=== Task instructions ===
Omit the pictures and output exactly the lines from the start of the entries through the line containing "(0,0) rectangle (1035,420);".
# # # # #
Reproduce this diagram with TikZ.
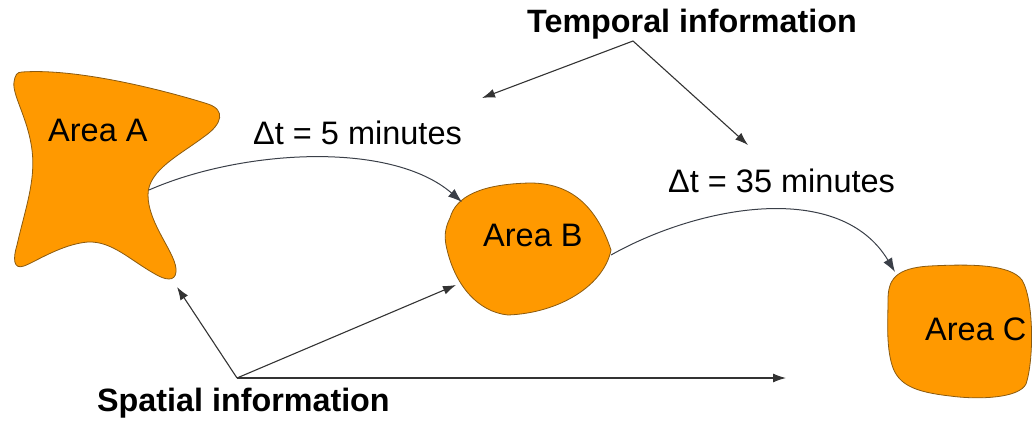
\documentclass[tikz,border=0pt]{standalone}
\usepackage{fontspec}
\setmainfont{Liberation Sans}
\usetikzlibrary{arrows.meta}
\definecolor{areaorange}{HTML}{FF9900}
\definecolor{areaedge}{HTML}{8A5A10}
\definecolor{linegray}{HTML}{333333}
\definecolor{curvegray}{HTML}{3A3F48}
\begin{document}
\begin{tikzpicture}[x=1pt,y=-1pt,
  area/.style={fill=areaorange, draw=areaedge, line width=0.8pt},
  lbl/.style={inner sep=0pt, anchor=base west, font=\fontsize{32.5}{38}\selectfont},
  blbl/.style={inner sep=0pt, anchor=base west, font=\fontsize{32.3}{38}\selectfont\bfseries},
  arr/.style={draw=linegray, line width=1.1pt, -{Latex[length=13pt,width=9pt]}},
  carr/.style={draw=curvegray, line width=1pt, -{Latex[length=14pt,width=10pt]}},
]
\useasboundingbox (0,0) rectangle (1035,420);

% Area A
\draw[area] (22,72) .. controls (80,68) and (170,92) .. (208,104)
  .. controls (226,110) and (222,124) .. (205,136)
  .. controls (180,155) and (148,170) .. (148,195)
  .. controls (148,225) and (178,255) .. (176,272)
  .. controls (175,282) and (165,280) .. (155,274)
  .. controls (130,260) and (112,241) .. (88,242)
  .. controls (62,244) and (35,262) .. (24,266)
  .. controls (13,270) and (13,258) .. (17,245)
  .. controls (25,210) and (36,180) .. (32,150)
  .. controls (28,118) and (12,95) .. (14,82)
  .. controls (15,75) and (17,72) .. cycle;
% Area B
\draw[area] (450,218) .. controls (456,196) and (482,184) .. (530,183)
  .. controls (570,183) and (596,205) .. (611,250)
  .. controls (604,285) and (560,313) .. (508,315)
  .. controls (478,312) and (454,285) .. (446,245)
  .. controls (444,234) and (446,226) .. cycle;
% Area C
\draw[area] (888,300) .. controls (888,280) and (895,268) .. (930,266)
  .. controls (970,264) and (1010,264) .. (1022,280)
  .. controls (1034,300) and (1034,360) .. (1026,384)
  .. controls (1019,398) and (980,400) .. (950,396)
  .. controls (915,392) and (898,385) .. (892,365)
  .. controls (886,345) and (888,320) .. cycle;

% Labels
\node[lbl] (la) at (48,141) {Area A};
\node[lbl] (lb) at (483,246) {Area B};
\node[lbl] (lc) at (925,340) {Area C};
\node[lbl] (d5) at (253,144) {Δt = 5 minutes};
\node[lbl] (d35) at (668,192) {Δt = 35 minutes};
\node[blbl] (temp) at (527,33) {Temporal information};
\node[blbl] (spat) at (97,411) {Spatial information};

% Connector anchor points
\coordinate (aout) at (149,190);
\coordinate (bin) at (462,202);
\coordinate (bout) at (611,255);
\coordinate (cin) at (895,272);
\coordinate (tapex) at (633,41);
\coordinate (ttl) at (482,98);
\coordinate (ttr) at (748,145);
\coordinate (sapex) at (237,378);
\coordinate (sa) at (177,287);
\coordinate (sb) at (456,285);
\coordinate (sr) at (786,378);

% Movement curves
\draw[carr] (aout) .. controls (240,150) and (390,140) .. (bin);
\draw[carr] (bout) .. controls (700,205) and (840,180) .. (cin);

% Temporal information arrows
\draw[arr] (tapex) -- (ttl);
\draw[arr] (tapex) -- (ttr);

% Spatial information arrows
\draw[arr] (sapex) -- (sa);
\draw[arr] (sapex) -- (sb);
\draw[arr] (sapex) -- (sr);
\end{tikzpicture}
\end{document}
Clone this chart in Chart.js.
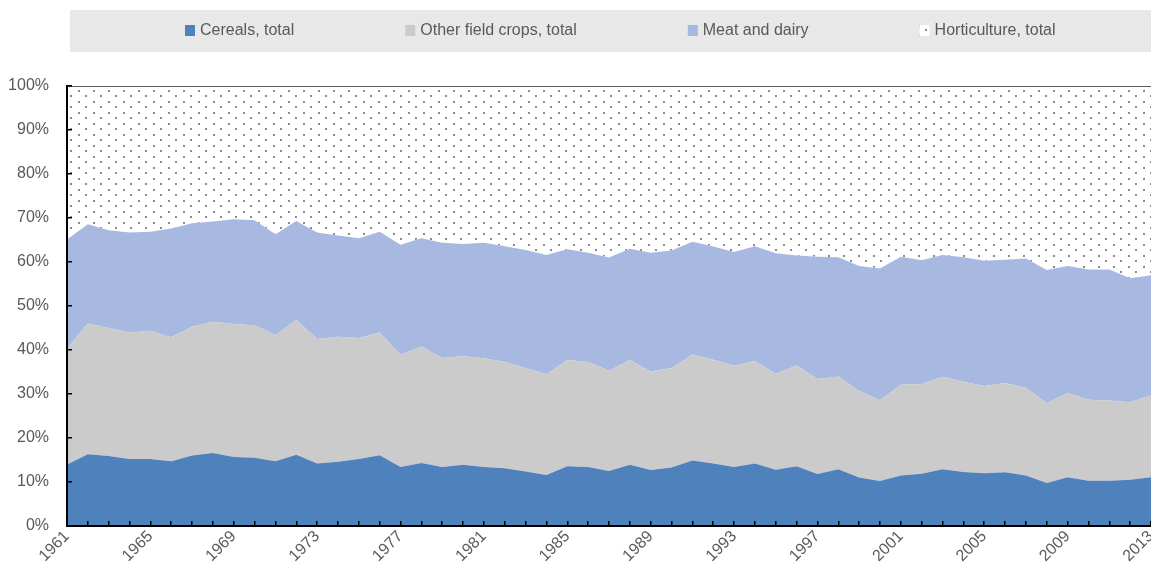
<!DOCTYPE html>
<html>
<head>
<meta charset="utf-8">
<title>Shares in value of agricultural production</title>
<script src="https://cdn.jsdelivr.net/npm/chart.js@4.4.1/dist/chart.umd.min.js"></script>
<style>
  body { margin: 0; background: #fff; }
  #wrap { width: 1151px; height: 568px; }
</style>
</head>
<body>
<div id="wrap"><canvas id="shareChart" width="1151" height="568"></canvas></div>
<script>
// Years on the category axis
const years = [
    '1961', '1962', '1963', '1964', '1965', '1966', '1967', '1968', '1969', '1970',
    '1971', '1972', '1973', '1974', '1975', '1976', '1977', '1978', '1979', '1980',
    '1981', '1982', '1983', '1984', '1985', '1986', '1987', '1988', '1989', '1990',
    '1991', '1992', '1993', '1994', '1995', '1996', '1997', '1998', '1999', '2000',
    '2001', '2002', '2003', '2004', '2005', '2006', '2007', '2008', '2009', '2010',
    '2011', '2012', '2013'
];

// Shares of total production value, in percent
const cereals = [
    14.0, 16.3, 15.9, 15.2, 15.2, 14.7, 16.0, 16.6, 15.7, 15.5,
    14.7, 16.2, 14.2, 14.6, 15.2, 16.1, 13.4, 14.3, 13.4, 13.9,
    13.4, 13.1, 12.4, 11.6, 13.6, 13.4, 12.5, 13.9, 12.7, 13.3,
    14.9, 14.2, 13.4, 14.2, 12.8, 13.6, 11.8, 12.9, 11.0, 10.2,
    11.5, 11.9, 12.9, 12.3, 12.0, 12.2, 11.5, 9.8, 11.1, 10.3,
    10.3, 10.5, 11.1
];
const otherCrops = [
    26.3, 29.7, 29.1, 28.8, 29.2, 28.2, 29.3, 29.8, 30.2, 30.1,
    28.7, 30.7, 28.3, 28.4, 27.5, 27.9, 25.5, 26.5, 24.8, 24.7,
    24.7, 24.2, 23.5, 22.9, 24.1, 23.9, 22.8, 23.8, 22.4, 22.6,
    24.1, 23.6, 23.0, 23.3, 21.8, 22.9, 21.6, 21.1, 19.7, 18.4,
    20.6, 20.4, 21.0, 20.5, 19.8, 20.3, 19.9, 18.1, 19.1, 18.4,
    18.2, 17.6, 18.6
];
const meatDairy = [
    24.8, 22.6, 22.2, 22.7, 22.5, 24.7, 23.5, 22.8, 23.8, 23.9,
    22.9, 22.4, 24.2, 23.0, 22.7, 22.9, 25.0, 24.6, 26.2, 25.5,
    26.3, 26.3, 26.8, 27.1, 25.2, 24.8, 25.7, 25.3, 27.0, 26.7,
    25.6, 25.7, 25.9, 26.1, 27.4, 25.0, 27.8, 27.1, 28.4, 29.9,
    29.1, 28.1, 27.7, 28.3, 28.5, 28.0, 29.4, 30.3, 28.9, 29.6,
    29.8, 28.2, 27.3
];
const horticulture = [
    34.9, 31.4, 32.8, 33.3, 33.1, 32.4, 31.2, 30.8, 30.3, 30.5,
    33.7, 30.7, 33.3, 34.0, 34.6, 33.1, 36.1, 34.6, 35.6, 35.9,
    35.6, 36.4, 37.3, 38.4, 37.1, 37.9, 39.0, 37.0, 37.9, 37.4,
    35.4, 36.5, 37.7, 36.4, 38.0, 38.5, 38.8, 38.9, 40.9, 41.5,
    38.8, 39.6, 38.4, 38.9, 39.7, 39.5, 39.2, 41.8, 40.9, 41.7,
    41.7, 43.7, 43.0
];

const textColor = '#595959';
const labelFont = { family: '"Liberation Sans", Arial, sans-serif', size: 16 };

/**
 * Grey dot texture used for the horticulture band
 */
function dotPattern() {
    const tile = document.createElement('canvas');
    tile.width = 15;
    tile.height = 11;
    const c = tile.getContext('2d');
    c.fillStyle = '#ffffff';
    c.fillRect(0, 0, tile.width, tile.height);
    c.fillStyle = '#8c8c8c';
    c.fillRect(3, 2, 2, 2);
    c.fillRect(10, 7, 2, 2);
    return c.createPattern(tile, 'repeat');
}

/**
 * Legend drawn in a grey band above the plot
 */
const legendBand = {
    id: 'legendBand',
    afterDraw(chart) {
        const ctx = chart.ctx;
        ctx.save();
        ctx.fillStyle = '#e8e8e8';
        ctx.fillRect(70, 10, 1101, 42);

        ctx.font = labelFont.size + 'px ' + labelFont.family;
        ctx.textBaseline = 'middle';
        const gap = 111;
        const swatchW = 10;
        const textGap = 5;
        const items = chart.data.datasets.map(ds => ({
            label: ds.label,
            fill: ds.backgroundColor,
            width: ctx.measureText(ds.label).width
        }));
        const total = items.reduce((sum, it) => sum + swatchW + textGap + it.width, 0) + gap * (items.length - 1);
        let x = Math.round(620.5 - total / 2);

        items.forEach(it => {
            ctx.fillStyle = it.fill;
            ctx.fillRect(x, 25, swatchW, 11);
            ctx.fillStyle = textColor;
            ctx.fillText(it.label, x + swatchW + textGap, 31);
            x += swatchW + textGap + it.width + gap;
        });
        ctx.restore();
    }
};

document.addEventListener('DOMContentLoaded', function() {
    const canvas = document.querySelector('#shareChart');
    const ctx = canvas.getContext('2d');

    const axisGrid = {
        drawOnChartArea: false,
        tickLength: -5,
        color: '#000000',
        lineWidth: 1.5,
        z: 1
    };
    const axisBorder = { color: '#000000', width: 2, z: 1 };

    new Chart(ctx, {
        type: 'line',
        data: {
            labels: years,
            datasets: [
                { label: 'Cereals, total', data: cereals, backgroundColor: '#4f81bd', borderWidth: 0, fill: 'origin' },
                { label: 'Other field crops, total', data: otherCrops, backgroundColor: '#cbcbcb', borderWidth: 0, fill: '-1' },
                { label: 'Meat and dairy', data: meatDairy, backgroundColor: '#a7b8e1', borderWidth: 0, fill: '-1' },
                { label: 'Horticulture, total', data: horticulture, backgroundColor: dotPattern(), borderColor: '#262626', borderWidth: 1.5, fill: '-1' }
            ]
        },
        options: {
            responsive: false,
            animation: false,
            layout: { padding: { top: 86, right: 0, bottom: 0, left: 0 } },
            elements: {
                point: { radius: 0 },
                line: { tension: 0 }
            },
            plugins: {
                legend: { display: false },
                tooltip: { enabled: false }
            },
            scales: {
                x: {
                    grid: axisGrid,
                    border: axisBorder,
                    ticks: {
                        autoSkip: false,
                        minRotation: 45,
                        maxRotation: 45,
                        padding: 6,
                        color: textColor,
                        font: labelFont,
                        callback: function(value, index) {
                            return index % 4 === 0 ? this.getLabelForValue(value) : '';
                        }
                    },
                    afterFit: function(scale) {
                        scale.height = 42;
                        scale.paddingRight = 0;
                    }
                },
                y: {
                    stacked: true,
                    min: 0,
                    max: 100,
                    grid: axisGrid,
                    border: axisBorder,
                    ticks: {
                        stepSize: 10,
                        padding: 23,
                        color: textColor,
                        font: labelFont,
                        callback: value => value + '%'
                    },
                    afterFit: function(scale) {
                        scale.width = 67;
                    }
                }
            }
        },
        plugins: [legendBand]
    });
});
</script>
</body>
</html>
# # # # #
=== Result ===
Reproduce this diagram with TikZ.
\documentclass[tikz,border=0pt]{standalone}
\usepackage{fontspec}
\setmainfont{Liberation Sans}
\usetikzlibrary{arrows.meta}
\definecolor{areaorange}{HTML}{FF9900}
\definecolor{areaedge}{HTML}{8A5A10}
\definecolor{linegray}{HTML}{333333}
\definecolor{curvegray}{HTML}{3A3F48}
\begin{document}
\begin{tikzpicture}[x=1pt,y=-1pt,
  area/.style={fill=areaorange, draw=areaedge, line width=0.8pt},
  lbl/.style={inner sep=0pt, anchor=base west, font=\fontsize{32.5}{38}\selectfont},
  blbl/.style={inner sep=0pt, anchor=base west, font=\fontsize{32.3}{38}\selectfont\bfseries},
  arr/.style={draw=linegray, line width=1.1pt, -{Latex[length=13pt,width=9pt]}},
  carr/.style={draw=curvegray, line width=1pt, -{Latex[length=14pt,width=10pt]}},
]
\useasboundingbox (0,0) rectangle (1035,420);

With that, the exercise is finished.